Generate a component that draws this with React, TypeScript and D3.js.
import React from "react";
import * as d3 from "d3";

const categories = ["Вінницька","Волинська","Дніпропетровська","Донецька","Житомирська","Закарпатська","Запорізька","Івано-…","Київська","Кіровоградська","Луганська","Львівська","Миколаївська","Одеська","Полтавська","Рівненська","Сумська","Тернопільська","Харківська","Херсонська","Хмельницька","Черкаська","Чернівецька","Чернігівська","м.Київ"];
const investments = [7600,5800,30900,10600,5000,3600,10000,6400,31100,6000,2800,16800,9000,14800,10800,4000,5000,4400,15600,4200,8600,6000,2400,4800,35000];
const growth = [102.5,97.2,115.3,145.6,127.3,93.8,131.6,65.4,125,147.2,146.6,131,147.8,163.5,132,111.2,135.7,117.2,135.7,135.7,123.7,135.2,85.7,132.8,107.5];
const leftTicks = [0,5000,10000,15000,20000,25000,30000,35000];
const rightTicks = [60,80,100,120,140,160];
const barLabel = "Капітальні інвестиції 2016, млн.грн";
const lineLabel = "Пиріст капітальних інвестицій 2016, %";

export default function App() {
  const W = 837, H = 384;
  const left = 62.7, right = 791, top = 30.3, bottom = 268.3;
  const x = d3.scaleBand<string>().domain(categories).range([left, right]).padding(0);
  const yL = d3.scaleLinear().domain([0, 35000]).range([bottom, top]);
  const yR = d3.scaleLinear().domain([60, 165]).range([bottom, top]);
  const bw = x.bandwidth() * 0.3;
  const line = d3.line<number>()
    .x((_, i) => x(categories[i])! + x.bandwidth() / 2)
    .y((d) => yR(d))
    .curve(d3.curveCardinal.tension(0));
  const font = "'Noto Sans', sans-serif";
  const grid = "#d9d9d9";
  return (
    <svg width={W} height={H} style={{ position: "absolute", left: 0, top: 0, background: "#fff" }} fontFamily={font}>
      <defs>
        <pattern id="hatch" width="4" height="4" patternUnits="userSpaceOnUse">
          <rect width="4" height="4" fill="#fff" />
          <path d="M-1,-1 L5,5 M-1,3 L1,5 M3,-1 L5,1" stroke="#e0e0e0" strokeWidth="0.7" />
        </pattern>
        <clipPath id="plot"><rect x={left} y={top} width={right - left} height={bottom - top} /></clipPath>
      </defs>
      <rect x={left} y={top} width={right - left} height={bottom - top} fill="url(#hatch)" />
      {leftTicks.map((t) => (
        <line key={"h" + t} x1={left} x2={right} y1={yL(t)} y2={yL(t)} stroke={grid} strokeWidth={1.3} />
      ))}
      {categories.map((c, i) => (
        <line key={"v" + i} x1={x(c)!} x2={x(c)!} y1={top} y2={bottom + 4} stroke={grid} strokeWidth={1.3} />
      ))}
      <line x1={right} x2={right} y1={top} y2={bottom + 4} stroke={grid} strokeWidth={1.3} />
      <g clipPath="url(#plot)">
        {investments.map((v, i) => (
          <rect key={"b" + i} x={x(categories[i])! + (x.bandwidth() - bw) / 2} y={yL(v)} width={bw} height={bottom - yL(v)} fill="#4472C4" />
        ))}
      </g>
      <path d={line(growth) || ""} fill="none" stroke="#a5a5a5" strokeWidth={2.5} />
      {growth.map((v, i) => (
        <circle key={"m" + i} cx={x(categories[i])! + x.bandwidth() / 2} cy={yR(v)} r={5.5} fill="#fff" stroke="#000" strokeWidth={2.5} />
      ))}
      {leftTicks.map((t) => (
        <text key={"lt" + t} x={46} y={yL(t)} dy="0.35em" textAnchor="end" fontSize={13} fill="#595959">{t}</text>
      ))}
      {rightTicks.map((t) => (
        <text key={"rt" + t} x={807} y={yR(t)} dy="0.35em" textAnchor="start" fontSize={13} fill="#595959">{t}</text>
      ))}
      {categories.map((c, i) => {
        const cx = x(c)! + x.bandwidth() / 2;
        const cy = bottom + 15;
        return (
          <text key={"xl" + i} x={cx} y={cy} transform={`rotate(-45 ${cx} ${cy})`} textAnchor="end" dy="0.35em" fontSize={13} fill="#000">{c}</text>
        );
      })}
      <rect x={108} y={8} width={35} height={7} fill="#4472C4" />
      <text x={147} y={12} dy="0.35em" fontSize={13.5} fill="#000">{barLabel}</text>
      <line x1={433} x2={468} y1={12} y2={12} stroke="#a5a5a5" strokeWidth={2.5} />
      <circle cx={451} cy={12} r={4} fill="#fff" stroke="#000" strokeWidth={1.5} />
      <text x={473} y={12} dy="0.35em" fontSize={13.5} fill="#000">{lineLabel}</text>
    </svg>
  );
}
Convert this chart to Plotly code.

**TASK INSTRUCTIONS**
Return each entry from above without altering a single character.

**RESULT FOR THIS EXERCISE**
Generate a component that draws this with React, TypeScript and D3.js.
import React from "react";
import * as d3 from "d3";

const categories = ["Вінницька","Волинська","Дніпропетровська","Донецька","Житомирська","Закарпатська","Запорізька","Івано-…","Київська","Кіровоградська","Луганська","Львівська","Миколаївська","Одеська","Полтавська","Рівненська","Сумська","Тернопільська","Харківська","Херсонська","Хмельницька","Черкаська","Чернівецька","Чернігівська","м.Київ"];
const investments = [7600,5800,30900,10600,5000,3600,10000,6400,31100,6000,2800,16800,9000,14800,10800,4000,5000,4400,15600,4200,8600,6000,2400,4800,35000];
const growth = [102.5,97.2,115.3,145.6,127.3,93.8,131.6,65.4,125,147.2,146.6,131,147.8,163.5,132,111.2,135.7,117.2,135.7,135.7,123.7,135.2,85.7,132.8,107.5];
const leftTicks = [0,5000,10000,15000,20000,25000,30000,35000];
const rightTicks = [60,80,100,120,140,160];
const barLabel = "Капітальні інвестиції 2016, млн.грн";
const lineLabel = "Пиріст капітальних інвестицій 2016, %";

export default function App() {
  const W = 837, H = 384;
  const left = 62.7, right = 791, top = 30.3, bottom = 268.3;
  const x = d3.scaleBand<string>().domain(categories).range([left, right]).padding(0);
  const yL = d3.scaleLinear().domain([0, 35000]).range([bottom, top]);
  const yR = d3.scaleLinear().domain([60, 165]).range([bottom, top]);
  const bw = x.bandwidth() * 0.3;
  const line = d3.line<number>()
    .x((_, i) => x(categories[i])! + x.bandwidth() / 2)
    .y((d) => yR(d))
    .curve(d3.curveCardinal.tension(0));
  const font = "'Noto Sans', sans-serif";
  const grid = "#d9d9d9";
  return (
    <svg width={W} height={H} style={{ position: "absolute", left: 0, top: 0, background: "#fff" }} fontFamily={font}>
      <defs>
        <pattern id="hatch" width="4" height="4" patternUnits="userSpaceOnUse">
          <rect width="4" height="4" fill="#fff" />
          <path d="M-1,-1 L5,5 M-1,3 L1,5 M3,-1 L5,1" stroke="#e0e0e0" strokeWidth="0.7" />
        </pattern>
        <clipPath id="plot"><rect x={left} y={top} width={right - left} height={bottom - top} /></clipPath>
      </defs>
      <rect x={left} y={top} width={right - left} height={bottom - top} fill="url(#hatch)" />
      {leftTicks.map((t) => (
        <line key={"h" + t} x1={left} x2={right} y1={yL(t)} y2={yL(t)} stroke={grid} strokeWidth={1.3} />
      ))}
      {categories.map((c, i) => (
        <line key={"v" + i} x1={x(c)!} x2={x(c)!} y1={top} y2={bottom + 4} stroke={grid} strokeWidth={1.3} />
      ))}
      <line x1={right} x2={right} y1={top} y2={bottom + 4} stroke={grid} strokeWidth={1.3} />
      <g clipPath="url(#plot)">
        {investments.map((v, i) => (
          <rect key={"b" + i} x={x(categories[i])! + (x.bandwidth() - bw) / 2} y={yL(v)} width={bw} height={bottom - yL(v)} fill="#4472C4" />
        ))}
      </g>
      <path d={line(growth) || ""} fill="none" stroke="#a5a5a5" strokeWidth={2.5} />
      {growth.map((v, i) => (
        <circle key={"m" + i} cx={x(categories[i])! + x.bandwidth() / 2} cy={yR(v)} r={5.5} fill="#fff" stroke="#000" strokeWidth={2.5} />
      ))}
      {leftTicks.map((t) => (
        <text key={"lt" + t} x={46} y={yL(t)} dy="0.35em" textAnchor="end" fontSize={13} fill="#595959">{t}</text>
      ))}
      {rightTicks.map((t) => (
        <text key={"rt" + t} x={807} y={yR(t)} dy="0.35em" textAnchor="start" fontSize={13} fill="#595959">{t}</text>
      ))}
      {categories.map((c, i) => {
        const cx = x(c)! + x.bandwidth() / 2;
        const cy = bottom + 15;
        return (
          <text key={"xl" + i} x={cx} y={cy} transform={`rotate(-45 ${cx} ${cy})`} textAnchor="end" dy="0.35em" fontSize={13} fill="#000">{c}</text>
        );
      })}
      <rect x={108} y={8} width={35} height={7} fill="#4472C4" />
      <text x={147} y={12} dy="0.35em" fontSize={13.5} fill="#000">{barLabel}</text>
      <line x1={433} x2={468} y1={12} y2={12} stroke="#a5a5a5" strokeWidth={2.5} />
      <circle cx={451} cy={12} r={4} fill="#fff" stroke="#000" strokeWidth={1.5} />
      <text x={473} y={12} dy="0.35em" fontSize={13.5} fill="#000">{lineLabel}</text>
    </svg>
  );
}
Convert this chart to Plotly code.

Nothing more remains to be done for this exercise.